If you run an actual server, it is highly recommended that you create an extra Linux user account for running and installing the server, instead of using your own user account. That way your personal data is more protected against possible malicious attacks. We also highly recommend getting a separate e-mail address for running the game. This will reduce spam and clogging of your personal mailbox as well as preventing others from accidentally getting access to your private e-mails.

From here on, we will assume that your Linux user name is "eressea" and your e-mail address is "eressea@arda.test".

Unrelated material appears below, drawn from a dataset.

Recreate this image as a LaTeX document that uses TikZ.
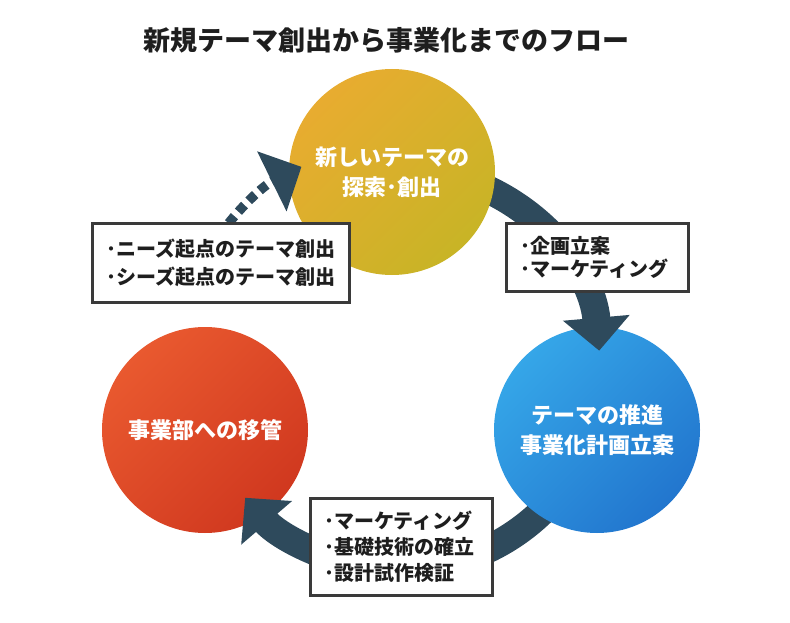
\documentclass[tikz,border=0pt]{standalone}
\usepackage{fontspec}
\setmainfont{Noto Sans CJK JP}
\usetikzlibrary{arrows.meta}
\definecolor{arrowc}{RGB}{46,74,92}
\definecolor{boxc}{RGB}{58,58,58}
\definecolor{titlec}{RGB}{30,30,30}
\definecolor{yelA}{RGB}{232,172,48}
\definecolor{yelB}{RGB}{200,180,38}
\definecolor{bluA}{RGB}{53,166,232}
\definecolor{bluB}{RGB}{34,118,206}
\definecolor{redA}{RGB}{233,89,47}
\definecolor{redB}{RGB}{208,56,31}
\begin{document}
\begin{tikzpicture}[x=1pt,y=-1pt,
  flow/.style={draw=arrowc, line width=28pt, -{Triangle[length=33pt,width=65pt]}},
  dotflow/.style={draw=arrowc, line width=9.5pt, dash pattern=on 9pt off 6pt, dash phase=5pt, -{Triangle[length=33pt,width=65pt]}},
  stage/.style={circle, minimum size=206pt, inner sep=0pt, text=white, align=center,
    font=\fontsize{22}{30}\selectfont\bfseries},
  box/.style={draw=boxc, line width=3pt, fill=white, align=left, inner xsep=14pt, inner ysep=0pt,
    text=titlec, font=\fontsize{20}{28}\selectfont\bfseries}
]
\useasboundingbox (0,0) rectangle (790,623);
% title
\node[text=titlec, font=\fontsize{27}{30}\selectfont\bfseries] (title) at (386,40) {新規テーマ創出から事業化までのフロー};
% red circle
\node[stage, top color=redA, bottom color=redB, shading angle=45] (red) at (205,430) {事業部への移管};
% arrow 2 (blue -> red)
\coordinate (a2s) at (560.8,490.6);
\draw[flow] (a2s) arc[start angle=38, end angle=139.4, radius=204];
% blue circle
\node[stage, top color=bluA, bottom color=bluB, shading angle=45] (blue) at (597,430) {テーマの推進\\事業化計画立案};
% arrow 1 (yellow -> blue)
\coordinate (a1s) at (453.2,176.7);
\draw[flow] (a1s) arc[start angle=-75, end angle=-5, radius=198];
% yellow circle
\node[stage, top color=yelA, bottom color=yelB, shading angle=45] (yel) at (392,172) {新しいテーマの\\探索･創出};
% arrow 3 (red -> yellow), dotted
\coordinate (a3s) at (206,256);
\draw[dotflow] (a3s) arc[start angle=-150, end angle=-116.1, radius=224];
% boxes
\node[box, text width=229pt, minimum height=79pt] (b1) at (220.5,262.5)
  {･ニーズ起点のテーマ創出\\･シーズ起点のテーマ創出};
\node[box, text width=154pt, minimum height=68pt, font=\fontsize{20}{23}\selectfont\bfseries] (b2) at (597,257)
  {･企画立案\\･マーケティング};
\node[box, text width=154pt, minimum height=97pt, font=\fontsize{20}{26}\selectfont\bfseries] (b3) at (401,546.5)
  {･マーケティング\\･基礎技術の確立\\･設計試作検証};
\end{tikzpicture}
\end{document}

Configuring mutt for sending mails

Scenario 1: Your own domain

Having a complete server with your own domain name (arda.test for our example) and static IP address is somewhat of a best case. In this case, sending a mail would be as simple as typing echo "Mail body" | mutt -s "Subjectline" -- recipient@example.com. You may skip the muttrc configuration below, although you might just decide to use it anyway.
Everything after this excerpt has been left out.